The apparent divergences in the meaning of 1871 had not been resolved by 1905. Even so, very soon after its suppression, the memory of the Commune was being put to symbolic use by politicians, working class leaders and writers. This in itself was not unusual, as nearly all Parisian rebellions had produced legacies of anniversary remembrance. Still the commemoration of the Commune became, by far, the largest and most significant of such events.(53) Patrick Hutton has described these memorials as part of the Third Republic’s evolving “politics of anniversary remembrance.”(54) This is a fitting phrase for the ritual processions that helped mythologize the Commune.(55) As an example of heroic proletarian struggle and self-governance, and of bourgeois duplicity, the Commune provided workers with an unrivaled rallying cry. By the mid-1870s, marches involving thousands of sympathizers (later, it would be tens of thousands) were made to Père-Lachaise and the virtually sacred ground of the Mur des Fédérés, which became a de facto Panthéon for France’s revolutionary class.
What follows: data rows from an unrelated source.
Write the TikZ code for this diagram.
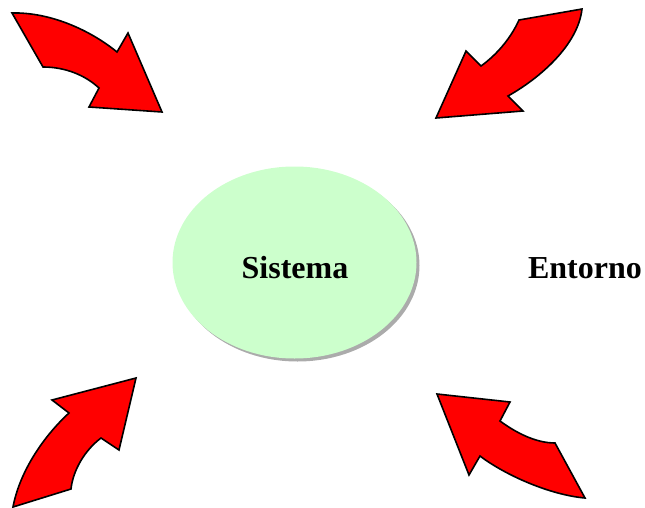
\documentclass[tikz,border=0pt]{standalone}
\usepackage{fontspec}
\setmainfont{Liberation Serif}
\usetikzlibrary{shapes.geometric,shadows}
\definecolor{sysgreen}{HTML}{CCFFCC}
\begin{document}
\begin{tikzpicture}[x=1pt,y=-1pt,
  bigarrow/.style={fill=red,draw=black,line width=1.6pt,line join=miter},
  label/.style={font=\fontsize{32}{38}\selectfont\bfseries,inner sep=0pt}]
\useasboundingbox (0,0) rectangle (645,508);

% system ellipse with a soft shadow
\node[ellipse,fill=sysgreen,minimum width=244pt,minimum height=192pt,inner sep=0pt,
      drop shadow={shadow xshift=3pt,shadow yshift=-3pt,fill=black!55,opacity=0.6}]
      (sys) at (294.5,262.5) {};
\node[label] (systxt) at (295,268) {Sistema};
\node[label] (env) at (585,268) {Entorno};

% curved arrow, top left
\draw[bigarrow] (12,13) .. controls (50,12) and (90,30) .. (117,52)
  -- (128,33) -- (162,112) -- (89,107) -- (99,88)
  .. controls (85,75) and (65,67) .. (43,67) -- cycle;

% curved arrow, top right
\draw[bigarrow] (582,9) -- (519,20)
  .. controls (510,40) and (495,56) .. (481,66)
  -- (466,51) -- (436,118) -- (523,111) -- (508,96)
  .. controls (540,78) and (578,45) .. (582,9) -- cycle;

% curved arrow, bottom left
\draw[bigarrow] (136,378) -- (52,400) -- (69,413)
  .. controls (45,435) and (20,470) .. (13,507)
  -- (71,489) .. controls (73,470) and (85,450) .. (101,438)
  -- (119,450) -- cycle;

% curved arrow, bottom right
\draw[bigarrow] (437,394) -- (510,402) -- (500,421)
  .. controls (515,432) and (535,443) .. (555,443)
  -- (585,498) .. controls (550,495) and (505,475) .. (480,456)
  -- (469,475) -- cycle;
\end{tikzpicture}
\end{document}
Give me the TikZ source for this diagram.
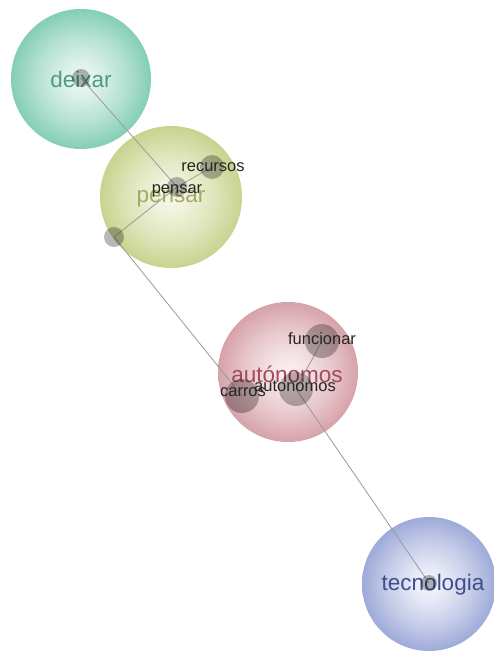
\documentclass[tikz,border=0pt]{standalone}
\usepackage{fontspec}
\setmainfont{Liberation Sans}
\definecolor{deixarEdge}{HTML}{84CEB4}
\definecolor{deixarCore}{HTML}{EEF8F4}
\definecolor{deixarText}{HTML}{4E9A82}
\definecolor{pensarEdge}{HTML}{C8D38F}
\definecolor{pensarCore}{HTML}{F7F8E9}
\definecolor{pensarText}{HTML}{A3AA62}
\definecolor{autoEdge}{HTML}{D6A2A9}
\definecolor{autoCore}{HTML}{FAF0F2}
\definecolor{autoText}{HTML}{A34A5A}
\definecolor{tecEdge}{HTML}{9EAAD8}
\definecolor{tecCore}{HTML}{F4F5FC}
\definecolor{tecText}{HTML}{3E4E8A}
\definecolor{linkGray}{HTML}{9A9A9A}
\colorlet{orbEdge}{gray}
\colorlet{orbCore}{white}
% soft sphere: pale core that fades out towards the rim
\pgfdeclareradialshading[orbEdge,orbCore]{orb}{\pgfpoint{0bp}{0bp}}{%
  color(0bp)=(orbCore); color(6bp)=(orbCore!85!orbEdge);
  color(16bp)=(orbCore!45!orbEdge); color(25bp)=(orbEdge); color(50bp)=(orbEdge)}
\tikzset{
  cluster/.style n args={2}{circle, inner sep=0pt, minimum size=#1,
    /utils/exec={\colorlet{orbEdge}{#2Edge}\colorlet{orbCore}{#2Core}}, shading=orb},
  bigword/.style={font=\fontsize{22.5}{24}\selectfont, text=#1},
  hub/.style={circle, inner sep=0pt, minimum size=#1, fill=black, fill opacity=0.28},
  word/.style={font=\fontsize{16.5}{18}\selectfont, text=black!85},
  link/.style={draw=linkGray, line width=0.8pt}
}
\begin{document}
\begin{tikzpicture}[x=1pt,y=-1pt]
\useasboundingbox[fill=white] (0,0) rectangle (493,655);

% community circles
\node[cluster={140pt}{deixar}] (cDeixar) at (81,79) {};
\node[cluster={142pt}{pensar}] (cPensar) at (171,197) {};
\node[cluster={140pt}{auto}] (cAuto) at (288,372) {};
\node[cluster={134pt}{tec}] (cTec) at (429,584) {};

% community titles
\node[bigword=deixarText] (tDeixar) at (81,79) {deixar};
\node[bigword=pensarText] (tPensar) at (171,199) {pensar};
\node[bigword=autoText] (tAuto) at (287,374) {autónomos};
\node[bigword=tecText] (tTec) at (433,585) {tecnologia};

% word positions
\coordinate (pDeixar) at (81,78);
\coordinate (pPensar) at (177,187);
\coordinate (pRecursos) at (212,167);
\coordinate (pFree) at (114,237);
\coordinate (pFuncionar) at (322,341);
\coordinate (pAutonomos) at (296,389);
\coordinate (pCarros) at (242,396);
\coordinate (pTec) at (429,583);

% links
\draw[link] (pDeixar) -- (pPensar);
\draw[link] (pFree) -- (pPensar) -- (pRecursos);
\draw[link] (pFree) -- (pCarros);
\draw[link] (pAutonomos) -- (pFuncionar);
\draw[link] (pAutonomos) -- (pTec);

% word dots
\node[hub=18pt] (dDeixar) at (pDeixar) {};
\node[hub=20pt] (dPensar) at (pPensar) {};
\node[hub=24pt] (dRecursos) at (pRecursos) {};
\node[hub=20pt] (dFree) at (pFree) {};
\node[hub=34pt] (dFuncionar) at (pFuncionar) {};
\node[hub=34pt] (dAutonomos) at (pAutonomos) {};
\node[hub=34pt] (dCarros) at (pCarros) {};
\node[hub=16pt] (dTec) at (pTec) {};

% word labels
\node[word] (lRecursos) at (213,167) {recursos};
\node[word] (lPensar) at (177,191) {pensar};
\node[word] (lFuncionar) at (322,339) {funcionar};
\node[word] (lAutonomos) at (295,386) {autonomos};
\node[word] (lCarros) at (243,392) {carros};
\end{tikzpicture}
\end{document}
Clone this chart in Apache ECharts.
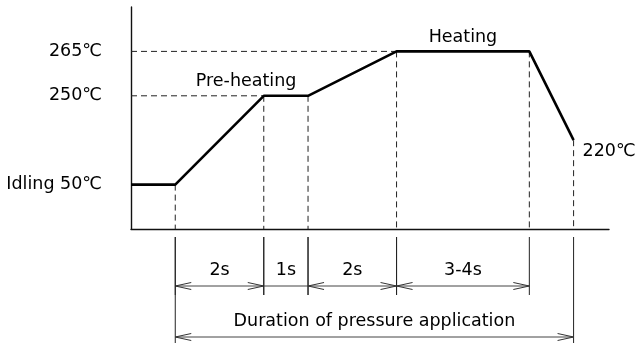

In fact, there were two annual commemorations: one in May denoting the Bloody Week suppression and a smaller event on 18 March, signifying the beginning of the Commune. The mindset of the French left in the first decades of the Third Republic may be glimpsed in the fact that the more important of the two was that of May memorializing the agony and defeat of 1871 rather than its carnivalesque beginning an approach, as Robert Gildea has written, that had the effect of “project[ing] accusations of violence normally leveled against the workers onto the bourgeoisie.”(56) As we shall see, the relative importance of the two would be reversed after 1917.
By the 1880s a tradition surrounding the Commune and Père-Lachaise had taken root. On the day of the May trek to the cemetery the schedule of events and a map of the route was printed in newspapers. At the cemetery, crowds walked respectfully to the Mur des Fédérés and then listened to speakers who inevitably emphasized the heroism of the Communards in the hope that, as a speaker put it in 1913, “the blood of the martyrs of 1871 would unite [the listeners] in a strong and fertile bond.”(57) The day was punctuated with the singing of revolutionary songs, banquet suppers and more speeches. Though solidarity was a goal, disputes among Socialists, Blanquists, Guesdists, the Confédération Générale du Travail (CGT) and other groups sometimes marred the affair.(58) The crowds attending the pilgrimages could be large and boisterous, but despite the often belligerent words of the speakers, violence was not common. Still, police were almost always present—a sign of the apprehension of the authorities during an era when class consciousness and habits of contention had been hardened by repeated, sometimes violent strikes and when (by the turn of the century) the doctrine of syndicalism professed open confrontation. The turn of the century also saw the emergence of strident right-wing groups prepared to engage over any number of “affaires”—whether Dreyfus, the viability of France’s republican form of government or the challenge posed by socialist and redistributive theories to the status quo. In 1914 and after, the rightist group Action Française directly challenged the commemorations at Père-Lachaise by scheduling a simultaneous celebration of their own nationalist icon, Jeanne d’Arc.(59) While the words of speakers at Père-Lachaise could strike an uncompromising chord, they were not really intended to incite direct action against the state. Newspapers and political leaders did not advise modern-day workers to seize Paris as their predecessors had done. Rather, the march to Père-Lachaise was a festive occasion used by socialist and labor leaders to recall 1871 as a tragedy, and not as a spur or model for collective action.(60)
The revolution in Russia and the funeral of Louise Michel were the background against which the commemorations at Père-Lachaise took place in March and May 1905. In December 1905, what Leon Trotsky called the “half-defeated revolution” would conclude with a failed insurrection in Moscow and with the tsarist regime, though severely shaken, still standing.(61) Because autocracy survived and because by contrast the revolution of 1917 was so obviously triumphant, it is easy to overlook how much shock the events of 1905 initially produced, not only in Russia and France but for the rest of the world. Revolution in Russia in 1905 had deep roots in decades of opposition from the intelligentsia and in the strains faced by an old-fashioned empire struggling through bouts of modernization. Like France in 1871 (and Russia again in 1917), the immediate catalyst for revolt was inadequate performance in war, in this case that of 1904–5 against Japan. The signal event that kicked off the revolution was the Bloody Sunday massacre in St. Petersburg, which garnered front-page newspaper coverage across Europe, including Paris.